Take every line from the material that has the word "this" in it.

--- MATERIAL SHOWN ---

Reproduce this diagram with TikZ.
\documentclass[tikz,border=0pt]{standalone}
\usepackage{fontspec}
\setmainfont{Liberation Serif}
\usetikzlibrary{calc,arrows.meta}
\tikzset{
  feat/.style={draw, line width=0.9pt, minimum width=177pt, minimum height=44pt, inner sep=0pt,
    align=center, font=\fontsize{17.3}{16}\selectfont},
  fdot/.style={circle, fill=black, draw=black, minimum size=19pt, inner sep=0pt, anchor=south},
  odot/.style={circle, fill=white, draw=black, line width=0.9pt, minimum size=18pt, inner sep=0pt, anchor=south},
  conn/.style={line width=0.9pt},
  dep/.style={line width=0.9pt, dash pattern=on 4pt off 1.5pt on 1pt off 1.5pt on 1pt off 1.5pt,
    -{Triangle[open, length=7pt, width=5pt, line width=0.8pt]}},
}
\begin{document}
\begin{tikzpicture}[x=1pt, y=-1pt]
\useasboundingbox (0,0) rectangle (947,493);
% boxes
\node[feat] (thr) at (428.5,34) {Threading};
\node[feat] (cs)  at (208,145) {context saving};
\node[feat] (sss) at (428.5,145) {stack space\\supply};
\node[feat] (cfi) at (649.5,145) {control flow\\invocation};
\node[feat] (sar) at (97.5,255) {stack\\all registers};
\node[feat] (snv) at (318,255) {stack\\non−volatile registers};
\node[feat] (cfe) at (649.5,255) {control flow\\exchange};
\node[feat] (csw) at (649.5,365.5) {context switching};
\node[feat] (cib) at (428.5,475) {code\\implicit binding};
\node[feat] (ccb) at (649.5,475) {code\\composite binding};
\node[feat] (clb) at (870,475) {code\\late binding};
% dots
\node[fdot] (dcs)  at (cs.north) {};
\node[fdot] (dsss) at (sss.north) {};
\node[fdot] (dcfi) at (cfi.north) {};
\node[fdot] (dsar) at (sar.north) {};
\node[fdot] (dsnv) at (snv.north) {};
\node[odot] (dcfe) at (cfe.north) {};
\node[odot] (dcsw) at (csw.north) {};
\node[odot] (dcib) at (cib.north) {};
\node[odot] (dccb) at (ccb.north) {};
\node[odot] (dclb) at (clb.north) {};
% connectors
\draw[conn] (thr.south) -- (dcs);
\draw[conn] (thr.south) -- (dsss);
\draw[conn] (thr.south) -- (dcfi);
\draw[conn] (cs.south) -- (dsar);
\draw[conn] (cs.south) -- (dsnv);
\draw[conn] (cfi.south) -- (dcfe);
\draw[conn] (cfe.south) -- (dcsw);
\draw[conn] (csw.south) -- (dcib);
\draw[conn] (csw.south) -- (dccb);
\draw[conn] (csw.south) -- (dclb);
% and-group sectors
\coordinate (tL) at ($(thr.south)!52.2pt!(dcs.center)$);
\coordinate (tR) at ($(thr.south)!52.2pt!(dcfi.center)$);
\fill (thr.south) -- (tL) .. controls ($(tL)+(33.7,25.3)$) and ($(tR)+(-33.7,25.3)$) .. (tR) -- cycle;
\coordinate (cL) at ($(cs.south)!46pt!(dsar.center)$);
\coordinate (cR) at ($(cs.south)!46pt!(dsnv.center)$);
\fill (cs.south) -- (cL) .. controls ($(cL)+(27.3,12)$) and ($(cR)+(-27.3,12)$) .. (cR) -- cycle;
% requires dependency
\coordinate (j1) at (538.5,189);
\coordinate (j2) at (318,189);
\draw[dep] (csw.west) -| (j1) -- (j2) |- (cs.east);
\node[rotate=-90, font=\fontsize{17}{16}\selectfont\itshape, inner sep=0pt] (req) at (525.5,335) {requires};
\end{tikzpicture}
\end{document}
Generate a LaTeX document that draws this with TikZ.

---

• _FINAL RESULT_:
Reproduce this diagram with TikZ.
Generate a LaTeX document that draws this with TikZ.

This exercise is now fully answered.